To fill the gaps, the pressure is on two key returners, guard RJ Davis and center Armando Bacot, plus several new faces to the squad. Five transfers, including Notre Dame’s Cormac Ryan and Harrison Ingram from Stanford will look to make big splashes immediately. Ryan shot 36.4% from three over three years with the Fighting Irish, and he’ll look to make up for the team’s loss of Love’s deep-range threat and work as a complement to the Tar Heels’ inside scoring. Ingram will be an essential rebounder alongside Bacot, who led the ACC in that category last year. Bacot, a preseason All-American, is hoping to once again average a double-double this year, and the super-senior will be the star of this team. Davis, a fellow returner, will likely lead the team in points and assists this season, after averaging 16.1 and 3.2 last year, respectively. The senior will help conduct the frontcourt with freshman Elliot Cadeau, a five-star prospect out of Link Academy. The point guard averaged 10.9 points and 7.6 assists in his final season before reclassifying to join North Carolina early. Cadeau will most likely fill the hole left by Love as a designated scorer and passing machine, but time will tell if his youthfulness will hurt his new title-searching team. 

The Tar Heels will face several tests early during their non-conference schedule, headlined by a matchup against defending national champion UConn at Madison Square Garden Dec. 5, followed immediately by a trip to Atlanta for a CBS Sports Classic matchup against fellow blue-blood Kentucky. North Carolina will also participate in the Battle 4 Atlantis, a stacked tournament with one certain matchup against either Villinova or Texas Tech. Wins against some of these top-ranked opponents and storied programs before ACC play will be important in determining the trajectory of the Tar Heels’ season. 

Conference play should be relatively standard for North Carolina, with its games against Duke and trips to Miami and Virginia serving as the biggest tests. Wins over Pitt, Clemson and NC State will also be key to their success; these three teams all finished above North Carolina last season. Ranked No. 19 in the preseason AP top-25, the Tar Heels are projected to finish third in the ACC behind Duke and Miami, respectively. If last season is any indication, though, predictions do not always pan out. 

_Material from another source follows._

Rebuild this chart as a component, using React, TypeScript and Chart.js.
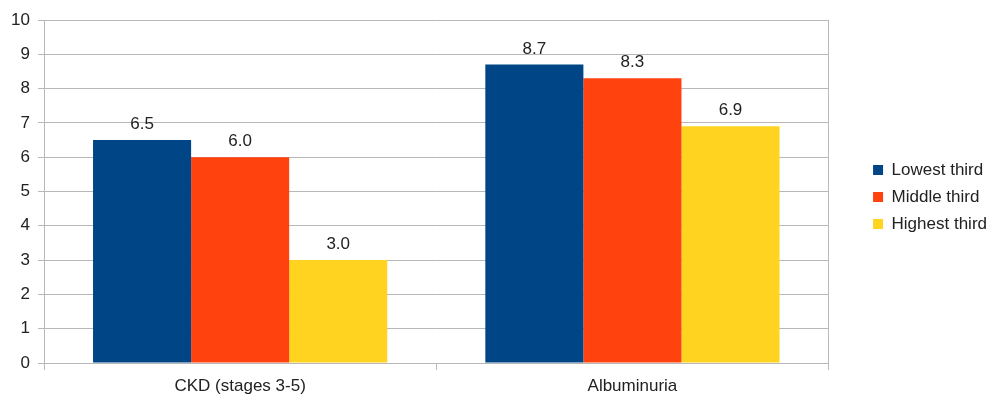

Team ceiling: There are a wide range of possibilities for this North Carolina team, the most positive being a return to the NCAA tournament. If new additions to the team bring high energy to the Tar Heels and Davis and Bacot show out, expect the team to safely make the NCAA tournament, with a deep run to the Final Four not entirely out of the realm of possibility. North Carolina has proven it can make a charge as a lower seed — see the 2021 season — and if everything goes right, it could do it again in 2024.

Team Floor: If the transfers and freshmen make little to no impact, the Tar Heels might struggle again to get upper-level wins. Dropping their larger non-conference games and some lower ACC matchups means the team finishes 7th or 8th in the conference, and is on the bubble of making the NCAA tournament. Missing the tournament again would be catastrophic for North Carolina, and this season will be crucial to determining the future of the Hubert Davis era.